Monday, September 11th, 2017



Unpromised by Jason Chan 


Waking up after 15 years in a coma as the result of a traffic accident, an unhappily married woman has to re-learn everything with the aid of her husband’s new fiancée, and map out a new path for her life.


Instagram: @jasonchan_1215
Jason Chan


I graduated with a bachelor’s degree in economics in the wake of the 2009 subprime crisis. It was tough to find a job in finance. Companies were firing, not hiring.

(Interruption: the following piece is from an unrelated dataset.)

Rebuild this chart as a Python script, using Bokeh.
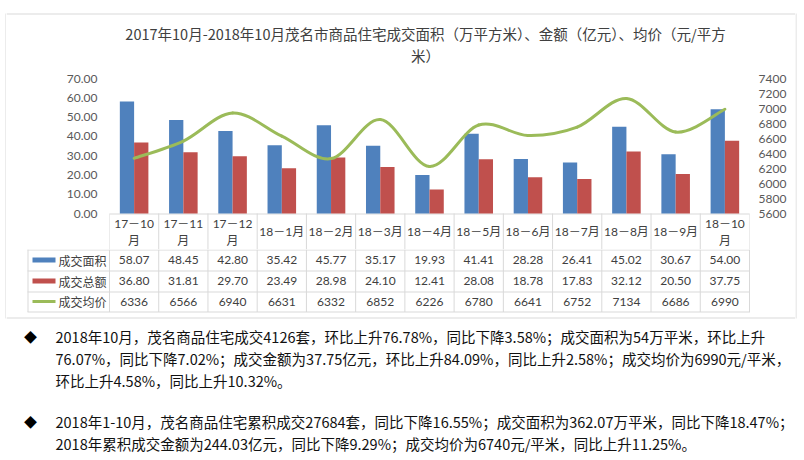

Yet, a setback may turn out to be a blessing in disguise. Filmmaking has always been my passion, so I took a leap of faith and spent my personal savings on a one-year intensive at Vancouver Film School. Right after graduation, I joined the thriving film industry as a camera assistant and I had the good fortune to work with top-notch talents and technicians in TV and film. I love what I do. It is an absolute joy to read a script, step into its world on the set, and follow the project through from start to finish with appreciation for every moment of masterful cinematography, skillful production design, and accomplished direction. My unique experiences in the film industry have served me well in my growth as a screenwriter. When I’m not on set or playing badminton, I’m writing. My professional credits are listed on IMDB (Jason Chan XII). There are cool photos on my Instagram (jasonchan_1215) as well.

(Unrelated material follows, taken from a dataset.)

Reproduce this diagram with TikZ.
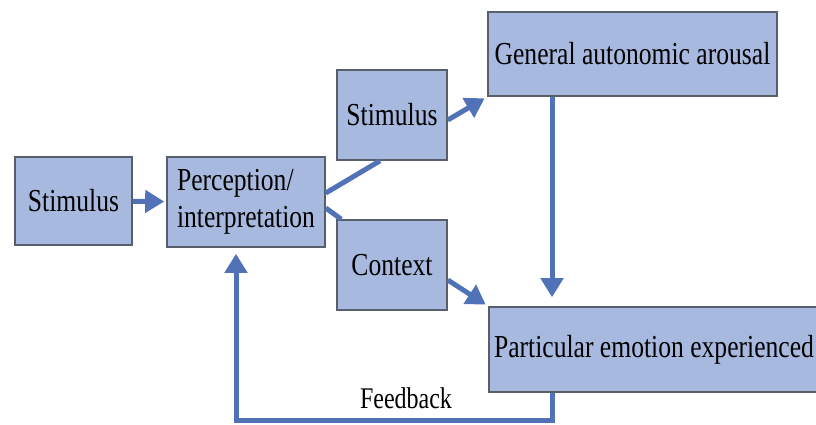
\documentclass[tikz,border=0pt]{standalone}
\usepackage{fontspec}
\setmainfont{Liberation Serif}[FakeStretch=0.8]
\usetikzlibrary{arrows.meta}
\definecolor{boxfill}{RGB}{168,185,223}
\definecolor{boxline}{RGB}{89,94,107}
\definecolor{arrowblue}{RGB}{82,114,183}
\begin{document}
\begin{tikzpicture}[x=1pt, y=-1pt,
	box/.style={draw=boxline, line width=1.6pt, fill=boxfill, inner sep=2pt, font=\fontsize{32}{37}\selectfont},
	arr/.style={arrowblue, line width=5pt, -{Triangle[length=19pt, width=22pt]}},
	link/.style={arrowblue, line width=5pt}]
	\useasboundingbox (0,0) rectangle (816,425);
	% Boxes
	\node[box, minimum width=117pt, minimum height=88pt] (stimA) at (73.5,201) {Stimulus};
	\node[box, minimum width=158pt, minimum height=90pt, align=left] (percep) at (246,202) {Perception/\\interpretation};
	\node[box, minimum width=110pt, minimum height=90pt] (stimB) at (392,115) {Stimulus};
	\node[box, minimum width=110pt, minimum height=90pt] (context) at (392,265) {Context};
	\node[box, minimum width=289pt, minimum height=84pt] (general) at (632.5,54) {General autonomic arousal};
	\node[box, minimum width=330pt, minimum height=85pt] (emotion) at (654,349.5) {Particular emotion experienced};
	\node[font=\fontsize{30}{36}\selectfont] (fb) at (406,398) {Feedback};
	% Arrows
	\draw[arr, shorten >=2pt] (stimA) -- (percep);
	\draw[link] ([yshift=9pt]percep.east) -- ([xshift=-12pt]stimB.south);
	\draw[link] ([yshift=-6pt]percep.east) -- ([xshift=5pt]context.north west);
	\draw[arr, shorten >=3pt] ([yshift=-5pt]stimB.east) -- (general.south west);
	\draw[arr, shorten >=3pt] ([yshift=-15pt]context.east) -- (emotion.north west);
	\draw[arr, shorten >=9pt] ([xshift=-80.5pt]general.south) -- ([xshift=-80.5pt]general.south |- emotion.north);
	\draw[arr, shorten >=6pt] ([xshift=-102pt]emotion.south) -- ++(0,28) -| ([xshift=-10pt]percep.south);
\end{tikzpicture}
\end{document}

I started writing Unpromised immediately after film school. It is a multi-protagonist story that I probably shouldn’t have chosen as my first screenplay. I hit my head very hard on the ceiling of my talent. It was discouraging, I couldn’t go beyond page 60 because I had no idea how to structure the story, write good conflicts, or conceive an early inciting incident. The only thing I knew then was that a comatose mother is a good hook. In order to stay motivated, I kept myself busy writing “women in peril” rapist movies because the genre is tried and tested and has a better chance of selling to networks like Lifetime. I hated both scripts I wrote. They weren’t the kind of stories I wanted to tell. To this day, I get a bitter taste in my mouth when I see the files in my screenwriting folder. Nevertheless, any writing is great practice. I reunited with Unpromised after a yearlong cooling off period. I completed the first draft on my 29th birthday and the thought of winning the Fellini Award is a tremendous motivation for my thirties.

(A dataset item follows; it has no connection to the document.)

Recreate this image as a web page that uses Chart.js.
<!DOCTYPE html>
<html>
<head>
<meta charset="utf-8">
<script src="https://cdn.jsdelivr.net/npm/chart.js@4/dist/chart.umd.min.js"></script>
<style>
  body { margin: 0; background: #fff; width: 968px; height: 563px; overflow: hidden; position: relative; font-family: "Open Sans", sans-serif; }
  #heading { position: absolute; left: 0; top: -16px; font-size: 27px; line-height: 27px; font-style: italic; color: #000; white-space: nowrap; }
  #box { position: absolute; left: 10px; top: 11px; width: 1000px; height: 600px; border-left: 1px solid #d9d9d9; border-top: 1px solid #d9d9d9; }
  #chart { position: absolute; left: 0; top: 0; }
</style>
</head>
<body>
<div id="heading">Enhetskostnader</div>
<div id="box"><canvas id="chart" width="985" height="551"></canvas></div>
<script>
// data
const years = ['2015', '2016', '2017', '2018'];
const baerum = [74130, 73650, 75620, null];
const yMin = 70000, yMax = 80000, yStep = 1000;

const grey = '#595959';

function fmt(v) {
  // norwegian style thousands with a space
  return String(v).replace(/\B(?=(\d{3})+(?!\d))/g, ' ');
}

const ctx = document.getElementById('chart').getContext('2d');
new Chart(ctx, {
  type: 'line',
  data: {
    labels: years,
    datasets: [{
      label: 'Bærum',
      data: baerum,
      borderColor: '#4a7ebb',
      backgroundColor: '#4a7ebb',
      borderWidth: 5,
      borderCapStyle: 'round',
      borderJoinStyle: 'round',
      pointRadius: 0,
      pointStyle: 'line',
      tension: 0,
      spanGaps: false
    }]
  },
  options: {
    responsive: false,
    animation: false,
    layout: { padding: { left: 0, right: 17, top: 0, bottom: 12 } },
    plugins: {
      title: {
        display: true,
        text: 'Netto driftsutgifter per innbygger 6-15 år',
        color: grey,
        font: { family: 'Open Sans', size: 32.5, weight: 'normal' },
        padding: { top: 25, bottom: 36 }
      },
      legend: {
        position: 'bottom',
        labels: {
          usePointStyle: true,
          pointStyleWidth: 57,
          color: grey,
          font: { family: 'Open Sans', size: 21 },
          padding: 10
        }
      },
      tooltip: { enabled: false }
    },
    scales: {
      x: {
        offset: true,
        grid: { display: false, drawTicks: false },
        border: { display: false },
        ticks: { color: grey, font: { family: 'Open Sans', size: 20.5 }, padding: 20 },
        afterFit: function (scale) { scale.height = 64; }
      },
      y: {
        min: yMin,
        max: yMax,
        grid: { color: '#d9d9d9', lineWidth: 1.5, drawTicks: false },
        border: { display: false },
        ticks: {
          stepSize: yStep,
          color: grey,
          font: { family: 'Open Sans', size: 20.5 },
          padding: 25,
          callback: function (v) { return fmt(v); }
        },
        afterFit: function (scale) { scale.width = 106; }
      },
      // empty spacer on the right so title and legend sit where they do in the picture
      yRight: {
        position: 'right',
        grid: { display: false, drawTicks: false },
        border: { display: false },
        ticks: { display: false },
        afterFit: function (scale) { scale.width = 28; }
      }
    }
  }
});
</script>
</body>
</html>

I am inspired by the screenwriters Paddy Chayefsky, Aaron Sorkin, and Quentin Tarantino. I started out by emulating their styles until I realized that my writing would always remain derivative with that approach. Instead, I live by John Lasseter’s golden rule for great storytelling: “Tell an unpredictable story, populate it with compelling characters, and put them in a believable world. Not realistic, but believable.” While I am hoping my screenplay can be produced one day, the challenges are great. They force a writer to be cruel, or “kill the babies,” as they say, in order to have a coherent story. The truth is, screenplays are limited by the boundaries of reality, as I have witnessed on set many times. My goal with Unpromised is to provide the audience with a memorable heartfelt drama at a budget that producers won’t frown upon. I take pride in killing off large party scenes that don’t drive the story forward. I strive to do the same for all my other high-concept ideas. As an industry veteran once told me, “respect what you don’t have.”

My own story begins in Los Angeles in the French Hospital (now the Pacific Alliance Medical Center) in 1987. For the next eight years after my birth, my family lived in Hong Kong until we immigrated to Vancouver in 1996. I look forward to meeting anyone interested in seeing my work. Perhaps, after three decades, my life will come full circle as a screenwriter in Los Angeles. Thank you for reading.